Wear a leek in your hat

Today’s blog (ok, today’s second blog) is brought to you by a leek, a daffodil, a girl in a Welsh costume and a lot of security guards and two policemen.

Today, 01 March, performance artist Kathryn Ashill, as sweet a human being as you could hope to meet and one who loves Wales, decided to mark St David’s Day with a performance on the steps of the Senedd,  home of the Welsh Assembly Government, in Cardiff Bay.

She began by scrubbing at the slate steps, as a small crowd gathered and began to swell. The crowd were good humoured in the last of the sunshine, taking pictures and smiling as Kath carried on scrubbing at the slate.

In the background two security guards watched, a little bemused. Finally it proved too much for them and they asked her to move down to the steps just outside of the projecting wooden roof. So she did.

After she’d scrubbed for a while, she got out a piece of chalk and began to write:

“Gwisg Cenhinen yn eich cap a gwisg hi yn eich calon

By now the security guards were getting jittery. They moved closer to see what she was doing. She carried on writing until they told her to stop.  She said that she wasn’t writing anything offensive. They told her to stop. She protested. they told her that if she didn’t stop they would call the police. She pointed out that it was a public place, the home of Welsh Government and it was St David’s Day.  And what she was chalking was not offensive. They called the police.

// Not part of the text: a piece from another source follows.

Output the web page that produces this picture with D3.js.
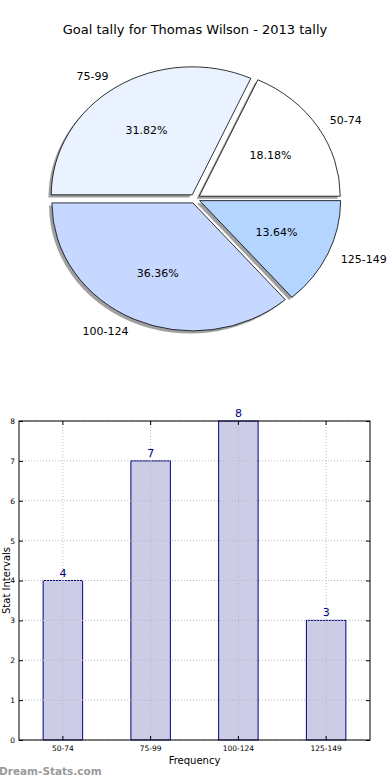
<!DOCTYPE html>
<html>
<head>
<meta charset="utf-8">
<script src="https://cdn.jsdelivr.net/npm/d3@7"></script>
<style>
  html, body { margin: 0; padding: 0; background: #fff; }
  svg { display: block; font-family: "DejaVu Sans", sans-serif; }
</style>
</head>
<body>
<svg id="chart" width="390" height="780"></svg>
<script>
const title = "Goal tally for Thomas Wilson - 2013 tally";
const categories = ["50-74", "75-99", "100-124", "125-149"];
const counts = [4, 7, 8, 3];
const sliceColors = ["#ffffff", "#eaf1ff", "#c6d8ff", "#b4d5ff"];
const yTicks = [0, 1, 2, 3, 4, 5, 6, 7, 8];
const xLabel = "Frequency";
const yLabel = "Stat Intervals";
const watermark = "Dream-Stats.com";

const svg = d3.select("#chart");

// ---- Title
svg.append("text").attr("x", 195).attr("y", 34).attr("text-anchor", "middle")
  .attr("font-size", 13).attr("fill", "#000").text(title);

// ---- Pie (elliptical, matplotlib style: CCW from 3 o'clock)
const cx = 195, cy = 198.7, rx = 141, ry = 128, explode = 0.036;
const pie = d3.pie().sort(null).value(d => d)(counts);
const total = d3.sum(counts);

function slicePath(a0, a1, ox, oy) {
  const x0 = ox + rx * Math.cos(a0), y0 = oy - ry * Math.sin(a0);
  const x1 = ox + rx * Math.cos(a1), y1 = oy - ry * Math.sin(a1);
  const large = (a1 - a0) > Math.PI ? 1 : 0;
  return `M${ox},${oy}L${x0},${y0}A${rx},${ry} 0 ${large} 0 ${x1},${y1}Z`;
}

const slices = pie.map((p, i) => {
  const a0 = p.startAngle, a1 = p.endAngle, mid = (a0 + a1) / 2;
  const ox = cx + explode * rx * Math.cos(mid);
  const oy = cy - explode * ry * Math.sin(mid);
  return { i, a0, a1, mid, ox, oy, value: p.value };
});

const gPie = svg.append("g");
// shadows
gPie.selectAll("path.shadow").data(slices).enter().append("path")
  .attr("class", "shadow")
  .attr("d", s => slicePath(s.a0, s.a1, s.ox - 2.8, s.oy + 2.6))
  .attr("fill", "#777777").attr("opacity", 0.7);
// wedges
gPie.selectAll("path.wedge").data(slices).enter().append("path")
  .attr("class", "wedge")
  .attr("d", s => slicePath(s.a0, s.a1, s.ox, s.oy))
  .attr("fill", s => sliceColors[s.i]).attr("stroke", "#000").attr("stroke-width", 0.8);
// percentages
gPie.selectAll("text.pct").data(slices).enter().append("text")
  .attr("x", s => s.ox + 0.6 * rx * Math.cos(s.mid))
  .attr("y", s => s.oy - 0.6 * ry * Math.sin(s.mid))
  .attr("dy", "0.35em").attr("text-anchor", "middle").attr("font-size", 11)
  .text(s => (s.value / total * 100).toFixed(2) + "%");
// labels
gPie.selectAll("text.lab").data(slices).enter().append("text")
  .attr("x", s => s.ox + 1.1 * rx * Math.cos(s.mid))
  .attr("y", s => s.oy - 1.1 * ry * Math.sin(s.mid))
  .attr("dy", "0.35em")
  .attr("text-anchor", s => Math.cos(s.mid) > 0 ? "start" : "end")
  .attr("font-size", 11)
  .text(s => categories[s.i]);

// ---- Bar chart
const L = 19, R = 370, T = 421, B = 740;
const x = d3.scaleBand().domain(categories).range([L, R]).paddingInner(0.55).paddingOuter(0.275);
const y = d3.scaleLinear().domain([0, 8]).range([B, T]);
const xc = d => x(d) + x.bandwidth() / 2;

const gBar = svg.append("g");
gBar.selectAll("rect").data(categories).enter().append("rect")
  .attr("x", d => x(d)).attr("y", (d, i) => y(counts[i]))
  .attr("width", x.bandwidth()).attr("height", (d, i) => B - y(counts[i]))
  .attr("fill", "#ccccE6").attr("stroke", "#000080").attr("stroke-width", 1);

// grid
gBar.selectAll("line.hg").data(yTicks).enter().append("line")
  .attr("x1", L).attr("x2", R).attr("y1", d => y(d)).attr("y2", d => y(d))
  .attr("stroke", "#b8b8b8").attr("stroke-dasharray", "1,2");
gBar.selectAll("line.vg").data(categories).enter().append("line")
  .attr("x1", xc).attr("x2", xc).attr("y1", T).attr("y2", B)
  .attr("stroke", "#b8b8b8").attr("stroke-dasharray", "1,2");

// value labels
gBar.selectAll("text.val").data(categories).enter().append("text")
  .attr("x", xc).attr("y", (d, i) => y(counts[i]) - 4)
  .attr("text-anchor", "middle").attr("font-size", 11).attr("fill", "#000080")
  .text((d, i) => counts[i]);

// axes frame
gBar.append("rect").attr("x", L).attr("y", T).attr("width", R - L).attr("height", B - T)
  .attr("fill", "none").attr("stroke", "#000").attr("stroke-width", 1);

// y ticks
const yAxis = d3.axisLeft(y).tickValues(yTicks).tickSize(-4).tickPadding(4);
const gy = gBar.append("g").attr("transform", `translate(${L},0)`).call(yAxis);
gy.select(".domain").remove();
gy.selectAll("text").attr("font-size", 7.5).attr("font-family", "DejaVu Sans, sans-serif").attr("fill", "#000");
gy.selectAll("line").attr("stroke", "#000");
const gyr = gBar.append("g").attr("transform", `translate(${R},0)`).call(d3.axisRight(y).tickValues(yTicks).tickSize(-4).tickFormat(""));
gyr.select(".domain").remove();

// x ticks
const gx = gBar.append("g").attr("transform", `translate(0,${B})`).call(d3.axisBottom(x).tickSize(-4).tickPadding(6));
gx.select(".domain").remove();
gx.selectAll("text").attr("font-size", 7.5).attr("font-family", "DejaVu Sans, sans-serif").attr("fill", "#000");
const gxt = gBar.append("g").attr("transform", `translate(0,${T})`).call(d3.axisTop(x).tickSize(-4).tickFormat(""));
gxt.select(".domain").remove();

// axis labels
svg.append("text").attr("x", (L + R) / 2).attr("y", 764).attr("text-anchor", "middle")
  .attr("font-size", 10).text(xLabel);
svg.append("text").attr("transform", `translate(9.5,${(T + B) / 2}) rotate(-90)`)
  .attr("text-anchor", "middle").attr("font-size", 10).text(yLabel);

// watermark
svg.append("text").attr("x", -1).attr("y", 775).attr("font-size", 10.5)
  .attr("font-weight", "bold").attr("fill", "#9a9a9a").text(watermark);
</script>
</body>
</html>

Eventually a solitary policeman arrived. Kathryn was giving out pictures of herself and her family celebrating St David’s Day. “This is me, this is my brother, this is my sister”, she said, in Welsh, pointing at each family member before giving the picture to its recipient. Then she thanked us for coming “Diolch am ddod”,  kissed us and moved on. The security guards wouldn’t accept a picture, nor would the uniformed policeman and his plain clothes colleague.

They told her she had to wash away the chalk. She said, with a smile, that she wouldn’t, that it would probably rain soon. The security guards got most aerated. In the end the policeman negotiated for the Senedd janitor to wash it away in the morning. Kathryn said that perhaps the Welsh-speaking AMs would like the message she had left for them.

So what did she write? What provoked such outrage and ruffled the feathers of the daffodil wearing security guards.

She wrote:

“Wear a leek in your hat and wear it in your heart.”

Gwyl Dewi Sant hapus i’ch chi gyd! Happy Saint David’s Day!